In the news release, the DOH said that while the samples found no petroleum, it does not endorse several conclusions by a Navy "Swarm Team" of experts the service brought in to investigate the increase in TPH detections. Notably, the DOH said it disagrees with the Navy's conclusion that certain drinking water zones could not have been contaminated during the November 2021 incident, and that "the Navy should continue to respond to complaints from zones served by its drinking water system."

Recently, residents took the federal government to court in a lawsuit over

the exposure. The trial concluded this month, and the presiding judge is expected to make a ruling on damages later this year. During the trial, the federal government's legal team argued that the contamination wasn't severe enough to cause serious health effects and that some people reporting symptoms were never exposed to fuel at all.

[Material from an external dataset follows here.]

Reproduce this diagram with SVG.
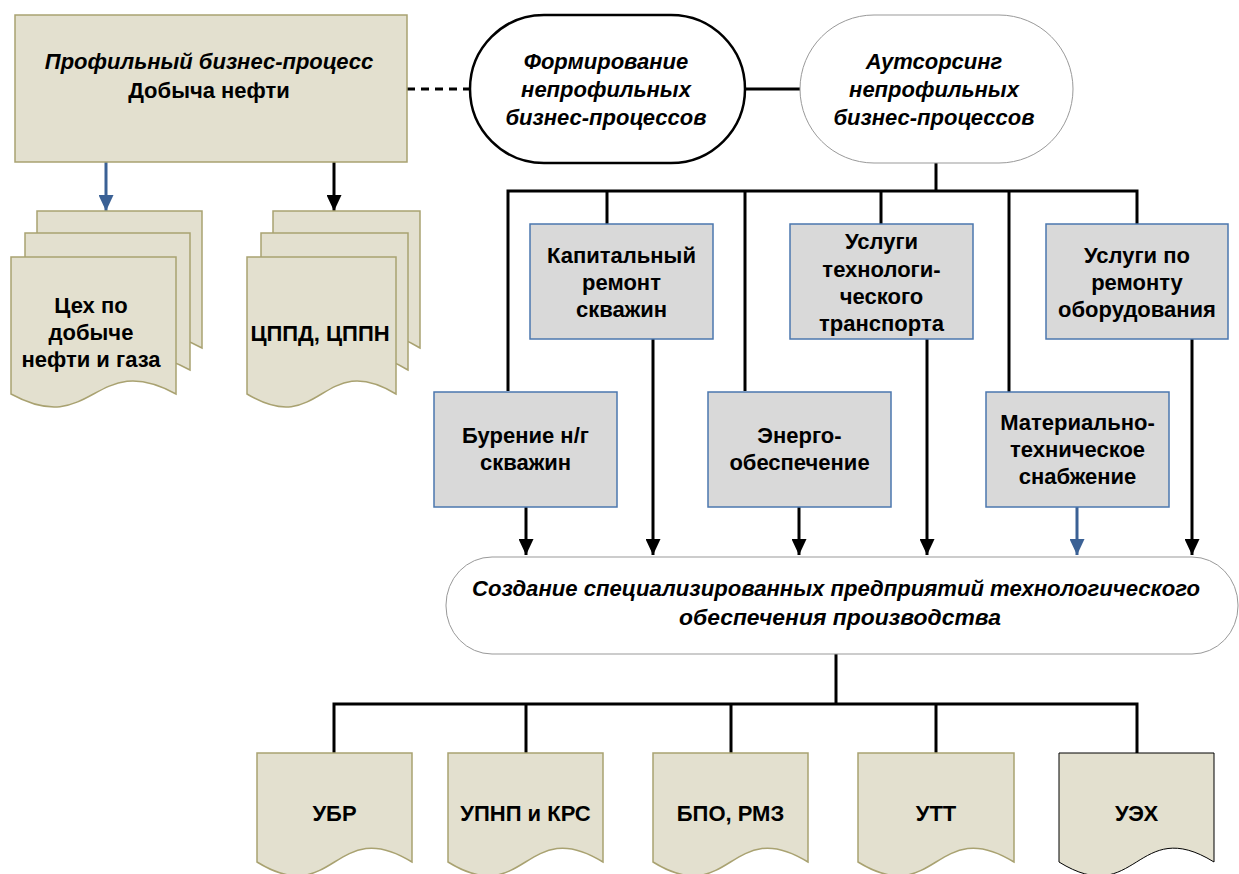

The DOH is also not ruling out the possibility that fuel remains in the Navy's waterline. In a news release it said that "a generalized conclusion that there is no residual fuel for the entire base cannot be made. However, the Navy will have an opportunity to demonstrate a downtrend in the detection during the additional year of sampling. This extended monitoring will comprise of 3,500 additional tests in residences/buildings. This continued large-scale testing would be more representative of the system, and as such, better conclusions can be made."

The CRI has expressed frustration with both the military and regulatory agencies, accusing them of dodging and ignoring questions as well as withholding information, which it says has undermined trust. But Townsend said the DOH's

report was thorough and laid out how and why it

concluded what it did, and that it provides a road map to better testing and more releases to the public.

"I think the department has done a good job of properly bracketing their findings — these 12 homes, these samples from February do not show petroleum," said Townsend. "That doesn't mean that there isn't petroleum in the system, and part of the challenge is that it seems like this contamination comes out in fits and spurts. And so part of it is trying to figure out how to catch it."